Switzerland's enlargement contribution is aimed at increasing public and social security, strengthening civil society, protecting the environment and improving working conditions. The Swiss-supported projects in Bulgaria and Romania also contributed to these goals, for example:
- Projects focusing on promoting energy efficiency and renewable energies as well as developing public transport, which enabled Romania to reduce its annual CO2 emissions by 7,000 tonnes.
- Swiss-supported projects that improved access to education and health services for 70,000 Roma children.
- Loans for around 500 Romanian SMEs so that 3,000 jobs were created or saved. Around 80 SMEs also completed marketing and management training.
- Authorities and civil society organisations from Bulgaria, Romania and Switzerland worked together to combat human trafficking. This joint approach helped improve prevention as well as protection and reintegration for victims.
As the units responsible for Switzerland's enlargement contribution, the SDC and SECO are pleased with the results of the last ten years' extensive cooperation with Bulgaria and Romania. The projects have had a wide-ranging impact on reducing economic and social disparities in the enlarged EU and have helped address cross-border challenges as well as strengthen bilateral ties.
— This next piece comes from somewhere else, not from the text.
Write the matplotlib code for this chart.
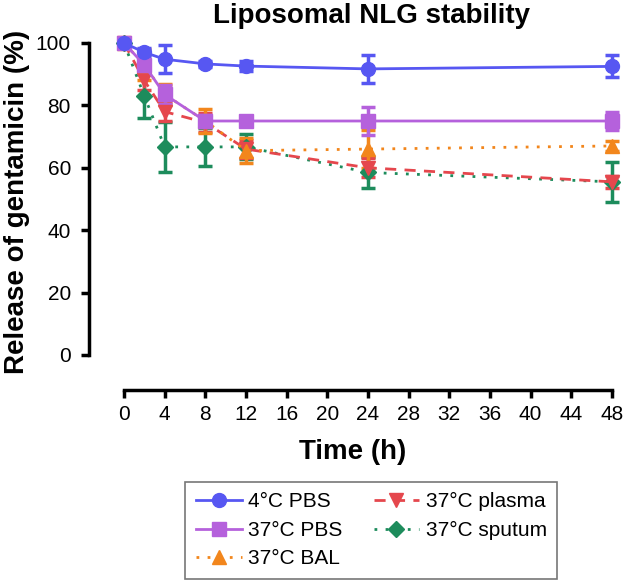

Close bilateral cooperation
Switzerland concluded each of the 93 projects bilaterally with the respective partner country. It assessed the proposals submitted by Bulgaria and Romania and decided on the financing. This ensures that support measures are in line with partner countries' priorities and strategies. Another consideration was where and how Swiss expertise could add particular value to a given project. The SDC's projects in Bulgaria and Romania were managed by Swiss institutions specialising in security, vocational education and training, civil society, health and integrating the Roma community.
They contributed Switzerland's know-how where local institutions lacked the necessary expertise in these fields. Around 200 partnerships between institutions from Bulgaria, Romania and Switzerland were established and another 40 research partnerships were funded.
The partner countries themselves were responsible for implementing the projects, including bi-annual reporting to Switzerland on the progress being made and the invoices that had submitted. In general, Switzerland's contribution to project costs amounted to 85%; the rest was financed by the partner country. To help support the implementation of the projects, Switzerland opened two offices in Bucharest and Sofia. It also contracted external experts with specific expertise to examine the feasibility studies and tender documents as well as the services provided on location. These control mechanisms made it possible for the SDC and SECO to ensure that all project funds were used efficiently and appropriately.